I’ve been focused on understanding and answers for about twenty years, super-intense rumination, philosophy and mysticism, hoping I would suddenly find the pearl of great price and be perfect.

It was mostly motivated by fear and lack, so of course the answers I found were never enough.

In learning to meditate I’m wanting to go beyond that whole dimension of answers I’ve accrued and find something more satisfying and more pure.

That’s a good intention. In fact it’s inspiration. I have a backlog of unfelt relief three miles high just waiting to be enjoyed.

Meditation for narrative discontinuity

Without going all author-itative on you, I know what it’s like to write a story, a narrative, and keep thinking “what’s next?” while smoothing out the continuity.

There’s a whole lot of unspoken convention and flow that keeps the audience engaged, and a potentially infinite number of things that could be written that would break the narrative and ruin the story.

We don’t like stories where the character or the setting change for no reason.

But that’s exactly what I want for myself

My own continuity is holding me back, and the continuity lives in my habitual thoughts. Meditation as a way of finding relief without habitual thinking is like a personal deus ex machina swooping in to change things without regard to narrative coherence.

Deus ex meditatio?

My Latin is crap but you get the idea.

Meditation feels like intense relief because it takes me out of the old story, the confining narrative I’ve kept alive for myself.

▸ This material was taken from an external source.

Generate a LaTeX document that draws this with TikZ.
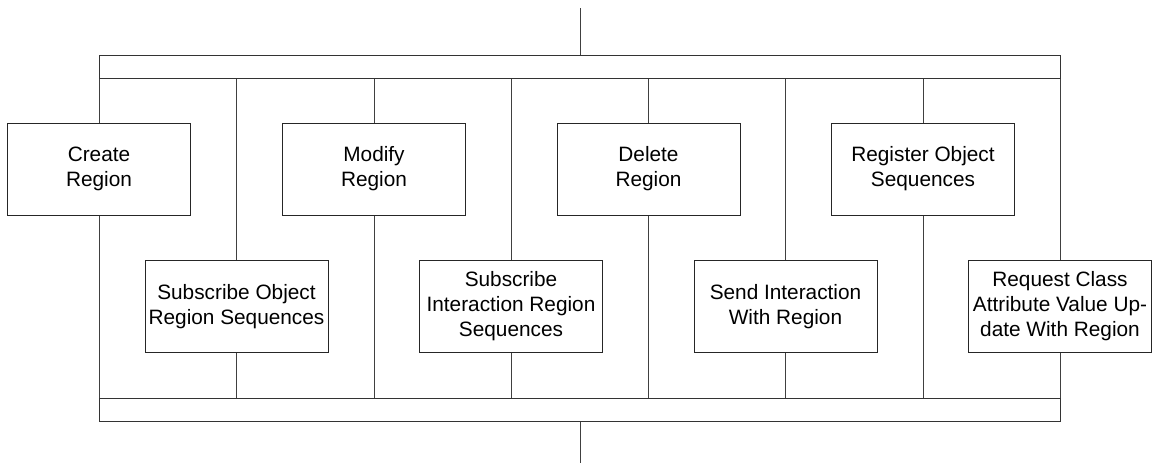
\documentclass[tikz,border=0pt]{standalone}
\usepackage{fontspec}
\setmainfont{Liberation Sans}
\begin{document}
\begin{tikzpicture}[x=1pt,y=-1pt,
  box/.style={draw=black!85,line width=1pt,fill=white,minimum width=183pt,minimum height=92pt,inner sep=0pt,align=center,font=\fontsize{20.8}{25}\selectfont},
  bar/.style={draw=black!80,line width=1pt,minimum width=961pt,minimum height=23pt,inner sep=0pt},
  link/.style={draw=black!75,line width=1pt}]
\useasboundingbox (0,0) rectangle (1156,463);
\node[bar] (topbar) at (579.5,66.5) {};
\node[bar] (botbar) at (579.5,409.5) {};
\coordinate (tin) at (580,8);
\coordinate (bout) at (580,463);
\draw[link] (tin) -- (topbar.north -| tin);
\draw[link] (botbar.south -| bout) -- (bout);
% upper boxes
\node[box] (create) at (99,169) {Create\\Region};
\node[box] (modify) at (374,169) {Modify\\Region};
\node[box] (delete) at (648.5,169) {Delete\\Region};
\node[box] (register) at (923,169) {Register Object\\Sequences};
% lower boxes
\node[box] (subobj) at (236.5,306.5) {Subscribe Object\\Region Sequences};
\node[box] (subint) at (511,306.5) {Subscribe\\Interaction Region\\Sequences};
\node[box] (send) at (785.5,306.5) {Send Interaction\\With Region};
\node[box] (request) at (1060,306.5) {Request Class\\Attribute Value Up-\\date With Region};
\foreach \n in {create,modify,delete,register,subobj,subint,send,request}{
  \draw[link] (topbar.south -| \n.north) -- (\n.north);
  \draw[link] (\n.south) -- (botbar.north -| \n.south);
}
\end{tikzpicture}
\end{document}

When I was severely depressed the stories I wrote were bleak and horrible without meaning to be. It’s just what made sense in that state of mind.

How much moreso the story I’ve told myself only half-aware?

When meditation stops the story, it’s the ultimate freedom from old narrative pressures, conventions and constraints. It’s a new creation, true rest, and respite from a world that doesn’t need to be.

I don’t have to make this relief fit; I can’t. My old story is an old wineskin. Time to start afresh.